Brown County Sheriff’s Office deputies and medical personnel were called to the Green Bay Correctional Institution on Tuesday evening for a report of a pulseless inmate who wasn’t breathing. They found 19-year-old Micah Laureano dead at the scene. It’s unclear exactly where in the prison Laureano was found.
The sheriff’s office said that an initial investigation determined that Laureano had been killed in his cell and his 24-year-old cellmate was a suspect.
The sheriff’s office said in an updated news release Thursday that an autopsy revealed Laureano had been strangled.
Laureano and the suspect had been together in the cell for only hours before his death, the sheriff’s office added. The release did not say specifically how long they had been together.
The investigation is ongoing, and charges are expected to be filed late next week, the sheriff’s office said.
Online court records indicate that Laureano was sentenced to two years in the state prison system in January for being a party to substantial battery in Waukesha County, with the first year to be served behind bars and the second on extended supervision. His attorney in that case, public defender Maura McMahon, described Laureano as a “funny, thoughtful young man and a talented artist” in an email to The Associated Press.

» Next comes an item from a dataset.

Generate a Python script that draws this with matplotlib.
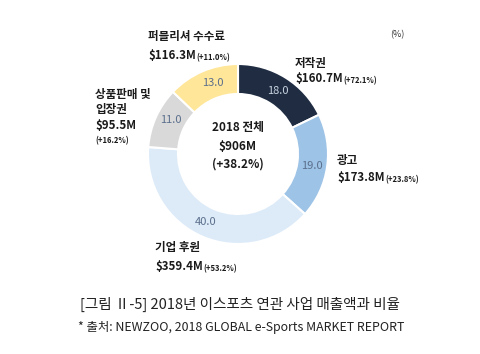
import matplotlib
matplotlib.use("Agg")
import matplotlib.pyplot as plt
import numpy as np

plt.rcParams['font.family'] = ['Noto Sans CJK KR', 'DejaVu Sans']

categories = ["저작권", "광고", "기업 후원", "상품판매 및\n입장권", "퍼블리셔 수수료"]
shares = [18.0, 19.0, 40.0, 11.0, 13.0]
amounts = ["$160.7M", "$173.8M", "$359.4M", "$95.5M", "$116.3M"]
growth = ["(+72.1%)", "(+23.8%)", "(+53.2%)", "(+16.2%)", "(+11.0%)"]
colors = ["#1F2C42", "#9DC3E6", "#DDEBF8", "#D9D9D9", "#FFE699"]
total_lines = ["2018 전체", "$906M", "(+38.2%)"]
caption = "[그림 Ⅱ-5] 2018년 이스포츠 연관 사업 매출액과 비율"
source = "* 출처: NEWZOO, 2018 GLOBAL e-Sports MARKET REPORT"

W, H = 481, 354
fig = plt.figure(figsize=(W / 100, H / 100), dpi=100)
ax = fig.add_axes([0, 0, 1, 1])
ax.set_xlim(0, W)
ax.set_ylim(0, H)
ax.set_aspect('equal')
ax.axis('off')

def Y(py):
    return H - py

cx, cy, R = 238, 154, 90
width = 30
wedges, texts = ax.pie(shares, colors=colors, startangle=90, counterclock=False,
                       center=(cx, Y(cy)), radius=R,
                       wedgeprops=dict(width=width, edgecolor='white', linewidth=1.5))
ax.set_xlim(0, W)
ax.set_ylim(0, H)

ang = 90.0
for i, v in enumerate(shares):
    mid = ang - v / 2 * 3.6
    ang -= v * 3.6
    r = R - width / 2
    x = cx + r * np.cos(np.radians(mid))
    y = Y(cy) + r * np.sin(np.radians(mid))
    col = "#C9D3E0" if i == 0 else "#5B6F8C"
    ax.text(x, y, f"{v:.1f}", ha='center', va='center', fontsize=8, color=col)

for line, py in zip(total_lines, [128, 146, 164]):
    ax.text(cx, Y(py), line, ha='center', va='center', fontsize=8.5,
            fontweight='bold', color='#1a1a1a')

lab_kw = dict(fontsize=8.3, fontweight='bold', color='#1a1a1a')

def amount_label(x, py, amt, gr, small_newline=False):
    t = ax.text(x, Y(py), amt, ha='left', va='baseline', **lab_kw)
    if small_newline:
        ax.text(x, Y(py + 14), gr, ha='left', va='baseline', fontsize=5.5,
                fontweight='bold', color='#1a1a1a')
    else:
        ax.annotate(gr, xy=(1, 0), xycoords=t, xytext=(0.5, 0), textcoords='offset points',
                    ha='left', va='bottom', fontsize=5.5, fontweight='bold', color='#1a1a1a')

ax.text(148, Y(40), categories[4], ha='left', va='baseline', **lab_kw)
amount_label(148, 59, amounts[4], growth[4])
ax.text(295, Y(67), categories[0], ha='left', va='baseline', **lab_kw)
amount_label(295, 82, amounts[0], growth[0])
ax.text(95, Y(98), "상품판매 및", ha='left', va='baseline', **lab_kw)
ax.text(95, Y(113), "입장권", ha='left', va='baseline', **lab_kw)
amount_label(95, 129, amounts[3], growth[3], small_newline=True)
ax.text(337, Y(164), categories[1], ha='left', va='baseline', **lab_kw)
amount_label(337, 181, amounts[1], growth[1])
ax.text(155, Y(251), categories[2], ha='left', va='baseline', **lab_kw)
amount_label(155, 270, amounts[2], growth[2])

ax.text(397, Y(35), "(%)", ha='center', va='center', fontsize=6.5, color='#333333')

ax.text(240, Y(304), caption, ha='center', va='center', fontsize=10.5, color='#222222')
ax.text(78, Y(327), source, ha='left', va='center', fontsize=8.9, color='#222222')

fig.savefig("out.png", dpi=100, facecolor='white')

Laureano’s cellmate was sentenced to 40 years in the prison system in January 2018 for attempted homicide in Manitowoc County, with 20 years to be served behind bars and 20 years on extended supervision. The cellmate was 18 years old when he was sentenced.
Asked for comment on the incident, state Department of Corrections spokesperson Beth Williams Hardtke responded with an email acknowledging that Laureano died Tuesday after an “incident in his cell.” She said no staff members were hurt, and law enforcement was investigating. The prison was operating normally with all scheduled activities continuing as usual, she said.
Laureano’s death is another blow for the Department of Corrections as it struggles to protect inmates and prison workers in the face of aging facilities and chronic staffing shortages.
Five inmates at the maximum-security Waupun Correctional Institution have died since June 2023. Two killed themselves, one died of a fentanyl overdose, one died of a stroke, and one died of malnutrition and dehydration. Prosecutors charged the prison’s former warden, Randall Hepp, and eight other Waupun staff members this past June with misconduct in connection with the stroke and malnutrition deaths.
Men held at Waupun have filed a class action lawsuit alleging mistreatment, including not having access to health care. And the U.S. Department of Justice is investigating a possible smuggling ring at the prison.
Just weeks after the charges came down against Hepp and his staffers at Waupun, Corey Proulx, a counselor at the state’s youth prison outside Irma, died after a 16-year-old inmate punched him in the face. His death sparked calls from the facility’s staff and Republican legislators to lift a court-imposed ban on pepper spray. The federal judge who imposed the prohibition in 2018 has so far refused to consider their requests.
Waupun opened in 1854. Green Bay Correctional Institution opened in 1898. Republicans have been calling for years to close both prisons, saying they’ve outlived their usefulness. But concerns over job losses in the communities and the cost of building a new prison, estimated at as much as $1 billion, have proven to be stumbling blocks. Democratic Gov. Tony Evers has tried to address the prison system’s problems by giving guards raises.